Rochdale and Newham after the By-election.
A by-election is not a general election. Turnout is typically low. Only 31,107 voters bothered to cast a vote in the Rochdale by-election, (compared to 46,476 in the 2019 general election). It is a chance to give the government a bit of a kicking without disturbing anything too much.
Rochdale was unusual for a number of reasons. Two candidates were suspended from their respective parties before the day of the election. One for antisemitism and the other for anti-Muslim comments (Azhar Ali for Labour and Guy Otten for the Greens).
It was also an election dominated by events thousands of miles away that galvanized a religious community.
The parties that dominated in the general election were both humiliated. Labour went from 53% to 8% (or nothing, depending upon how you look at it); the Tories went from 32% to 12%.
It was won by a comparatively new party (The Workers Party), although their candidate has a national reputation and is loved and loathed in equal measure. George Galloway won with a majority that would make any candidate envious. Despite this, he only managed 40% of the vote, that is under twelve and a half thousand votes. Tony Lloyd took 24,475 votes in 2019.
The runner up in Rochdale was a complete unknown, at least to anyone outside Rochdale. Independent candidate David Tully took 21% of the vote, that’s as many as Labour, Tory and Greens combined. This has led some of the pundits in the new media to suggest the end of the two-party system.
That must be speculation at best and probably wishful thinking.
For Newham however, this is ominous. So far, only one councillor has defected to the Independent Group. Clearly the plight of the Palestinians affected him in a manner that the plight of Syrians, Yemenis, Kurds, Afghans, Sudanese, Western Saharans and Somalis didn’t. It remains a trigger issue for much of the Muslim community in Newham and elsewhere. The Muslim councillors have generally remained loyal to Labour and this is despite considerable community pressure that many of them have come under to jump ship.

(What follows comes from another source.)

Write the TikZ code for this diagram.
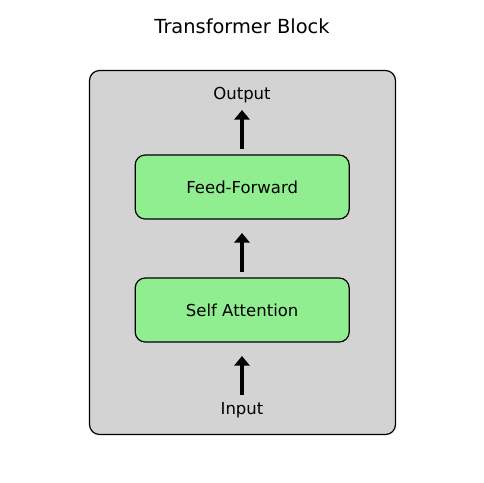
\documentclass[tikz,border=0pt]{standalone}
\usepackage{fontspec}
\setmainfont{DejaVu Sans}
\usetikzlibrary{arrows.meta}
\definecolor{lgray}{HTML}{D3D3D3}
\definecolor{lgreen}{HTML}{90EE90}
\begin{document}
\begin{tikzpicture}[x=1pt,y=-1pt,
  outerbox/.style={draw=black,fill=lgray,line width=1.2pt,rounded corners=10pt},
  layerbox/.style={draw=black,fill=lgreen,line width=1.2pt,rounded corners=10pt,minimum width=214pt,minimum height=64pt,font=\fontsize{16.5}{18}\selectfont},
  lbl/.style={font=\fontsize{16.5}{18}\selectfont},
  flow/.style={line width=4.8pt,-{Triangle[width=15pt,length=9.5pt]}}]
\useasboundingbox (0,0) rectangle (484,482);
\node[font=\fontsize{19.4}{22}\selectfont] (title) at (242,26) {Transformer Block};
\draw[outerbox] (89.5,70.5) rectangle (395.5,434.5);
\node[layerbox] (ff) at (242.2,187) {Feed-Forward};
\node[layerbox] (sa) at (242.2,310) {Self Attention};
\node[lbl] (out) at (242,95.5) {Output};
\node[lbl] (in) at (242,410.5) {Input};
\coordinate (a1s) at (242,395); \coordinate (a1e) at (242,356);
\coordinate (a2s) at (242,272); \coordinate (a2e) at (242,233);
\coordinate (a3s) at (242,149); \coordinate (a3e) at (242,110);
\draw[flow] (a1s) -- (a1e);
\draw[flow] (a2s) -- (a2e);
\draw[flow] (a3s) -- (a3e);
\end{tikzpicture}
\end{document}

What will happen in the run up to 2026 is too early to tell. We reported on the organization The Muslim Vote and their attempts to organize block votes in key constituencies, many of these are in east London and include Newham. Locally, they will build on the work of the Independent Group which remains confident.
Despite all of the protestations against suggesting that Muslims act as a block vote, clearly, some Muslims believe that they do and that there is something called a “Muslim Agenda”.
In Newham Muslims make up around 34% of the population and they come from a variety of countries, though most hail from the sub-continent. This does suggest that the “community agendas” might differ. For instance, Pakistanis and Bangladeshis might not see eye-to-eye on everything. This suggests that building a coherent platform on the basis of a shared religion might not be as straightforward as it first seems.
But emotions are not guided by rationality and a coherent policy platform. And Gaza has sparked a highly emotional response.
For many years, genuinely liberally minded Muslims have been sidelined by the Labour Party in favour of more conservative members who command greater electoral support. Labour might want to revisit this practice. It might be a better long-term strategy to support Muslims who share the core beliefs of the party rather than those who will flit to any party in the hope of electoral advantage.
On the plus side, Rochdale does make it somewhat less likely that Galloway will stand for mayor in London this May.